Consider the LP$$\min c^Tx+b^Ty\\s.t.\;\ Ax\leq b\\\quad \quad A^Ty=-c\\\quad\; \quad y\; \geq 0$$Assume there is a feasible point. Show that there is a (optimal) solution with value $0$.
I am not sure my approach is completely sound, so I would appreciate any improvements and suggestions.
We can rewrite $\;\;\; \min c^Tx+b^Ty\;\;\;$ as $\;\;\;\min c^Tx+\min b^Ty,\;\;\;$ and with that we can split up our LP into two separate LPs:$$\;\min c^Tx\qquad\qquad \min b^Ty\\(P)\quad s.t.\; Ax\leq b\qquad \;s.t.\; A^Ty=-c\quad (D)\\ \qquad\qquad\qquad\qquad\quad y\geq 0 $$$\min c^Tx=\max -c^Tx$ therefore $(D)$ is actually the dual LP of $(P)$. Because they are dual, we know that if both are feasible (and by assumption they are) then they have the same optimal values. This means that:
$\min c^Tx+\min b^Ty=\min b^Ty+\min b^Ty=2\min b^Ty$
For $y\in\Bbb{R}^m$ to be an optimal point to $(D)$ we have to pick $m$ linearly independent rows in the following matrix:$$\begin{pmatrix} A^T\\-A^T\\\Bbb{1}_m \end{pmatrix} $$Where $\Bbb{1}_m$ is the $m$-dimensional identity matrix. Clearly $\Bbb{1}_m$ has $m$ linearly independent rows, so a feasible $y$ is an optimal point of $(D)$, if for the chosen $m$ rows we have equality on our system of inequalities from $(D)$. This means that for all $1\leq i\leq m$, $y_i=0$ and therefore $y=0$ is an optimal solution for $(D)$ and so at that point $(D)$ has the value $b^Ty=b^T0=0$.

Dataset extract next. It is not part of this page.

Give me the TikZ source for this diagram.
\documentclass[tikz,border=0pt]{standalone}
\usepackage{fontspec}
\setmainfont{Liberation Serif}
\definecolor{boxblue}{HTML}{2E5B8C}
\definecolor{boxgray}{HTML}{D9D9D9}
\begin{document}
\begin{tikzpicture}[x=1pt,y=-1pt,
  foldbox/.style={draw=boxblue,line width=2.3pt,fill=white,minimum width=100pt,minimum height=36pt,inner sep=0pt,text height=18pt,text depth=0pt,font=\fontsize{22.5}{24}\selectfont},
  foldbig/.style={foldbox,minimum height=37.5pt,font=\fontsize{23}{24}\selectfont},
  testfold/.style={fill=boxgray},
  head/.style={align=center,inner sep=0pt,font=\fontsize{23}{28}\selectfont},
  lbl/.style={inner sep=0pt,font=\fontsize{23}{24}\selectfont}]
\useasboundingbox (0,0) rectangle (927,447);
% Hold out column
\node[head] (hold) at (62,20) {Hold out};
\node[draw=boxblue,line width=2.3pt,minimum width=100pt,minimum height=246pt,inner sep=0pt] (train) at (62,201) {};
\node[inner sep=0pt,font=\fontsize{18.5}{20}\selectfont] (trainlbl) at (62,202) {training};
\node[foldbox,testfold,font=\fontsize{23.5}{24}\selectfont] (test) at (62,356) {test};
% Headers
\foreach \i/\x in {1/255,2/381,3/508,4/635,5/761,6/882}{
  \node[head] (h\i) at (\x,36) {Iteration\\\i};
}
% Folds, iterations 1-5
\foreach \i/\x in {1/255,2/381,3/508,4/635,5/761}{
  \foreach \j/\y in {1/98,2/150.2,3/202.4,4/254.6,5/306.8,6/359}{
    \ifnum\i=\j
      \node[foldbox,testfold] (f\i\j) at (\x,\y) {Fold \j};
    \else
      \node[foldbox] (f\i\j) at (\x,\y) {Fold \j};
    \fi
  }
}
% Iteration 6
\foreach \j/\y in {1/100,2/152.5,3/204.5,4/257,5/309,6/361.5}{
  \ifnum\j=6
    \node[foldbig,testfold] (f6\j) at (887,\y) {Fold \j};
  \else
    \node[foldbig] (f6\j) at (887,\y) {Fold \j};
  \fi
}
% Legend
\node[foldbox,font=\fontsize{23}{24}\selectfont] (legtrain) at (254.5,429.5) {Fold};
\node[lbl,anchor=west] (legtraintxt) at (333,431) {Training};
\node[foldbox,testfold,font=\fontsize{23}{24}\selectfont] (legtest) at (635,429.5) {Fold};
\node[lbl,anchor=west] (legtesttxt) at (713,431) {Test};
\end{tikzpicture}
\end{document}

We have said that our original LP has double the value of $b^Ty$ at an optimal point $(\min c^Tx+b^Ty=2\min b^Ty)$ and so we have proven that for our original LP there is an optimal solution with value $0$.
Best Answer
Let $z^*$ be the optimal objective value for $(P)$, and let $w^*$ be the optimal objective value for $(D)$ (and its dual). Because $\max\{-s: s \in S\} = -\min\{s: s \in S\}$ for all $S\subset \mathbb{R}$, we have $w^*=-z^*$, and so the optimal objective value for the original problem is $z^*+w^* = z^*-z^* = 0$.